The album Maynard James Keenan never got to tour: “The show that people talked about the most”

Tool are one of the biggest sounding bands on the planet, as they package and parcel their branch of prog in a way which continues to stand out amongst the crowd.

The huge sound of the band is evident the moment you catch them performing live. Sylvia Massy, one of the band’s early producers, knew that she had her work cut out for her when she began working on Tool’s debut album, Undertow. It was one thing to understand how big their sound was on stage, but another thing entirely trying to work out how to get that on the album. 

Eventually, she turned to experimental measures to try to get singer Maynard James Keenan’s voice as raspy as it is in a live setting. This meant sending the prog rock frontman outside and making him do laps until he was breathing heavily. 

“After several attempts at one of those ten-second screams without a good take, and with his voice obviously wearing thin, I finally asked him to go outside and run around the block five times,” said Massy, “This would make him furious, but after doing it, he nailed those screams. He was pissed, and you could hear it in his voice.”

While her methods might have been unconventional, they helped Tool create their first, which would prove to be many great records. The band have always tried to push themselves creatively, which means layering songs on top of one another, writing using strange time signatures, and allowing bizarre concepts to influence what a song, or even an entire album, centres around. 

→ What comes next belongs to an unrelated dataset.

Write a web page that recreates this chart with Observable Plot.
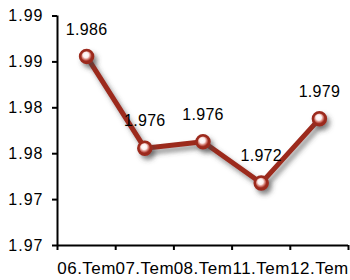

Sometimes, that ambition led to them creating songs that simply couldn’t be toured, which was the case with their record Emotive, which was made up entirely of reimagined covers. The tool completely changed the music on these songs to the extent that they were barely recognisable as covers, as they decided to completely switch up the sound of the songs, but then leave the lyrics as they were. Keenan admitted that if he had just written new lyrics, they wouldn’t even be recognisable, but he and the band were adamant the album had to consist of what they considered modern renditions of classics. 

“If I’d have just put new lyrics on it, it would have been a new album because the music is completely different than the originals. They’re not the originals,” said Keenan, “But the point was to revoice stories that had been told before us and be a catalyst for issues that we’d faced in the past and just reiterate those. That was the whole thrust of the album.”

While Tool might have reinvented a great deal of these songs, the fact remains that they were still covers, and so the album couldn’t really be toured. Keenan and the rest of the band had to set the record aside and work on more music that could be sold as original. While he understood the decision, he was sad that the band never properly got to play these songs for fans, as he knew how strong they were. Tool eventually played a show dedicated to the album, which showed how great they were live, but it’s still an LP they never got to tour. 

“I had to go back to the day job so we didn’t get a chance to tour that record,” he said, “We did a bunch of shows last fall on the West Coast where we did one album each night, and of course, the album people were not super excited about was the covers album, Emotive. But that ended up being the show that people talked about the most once they saw it ‘cause we reinterpreted all those songs.”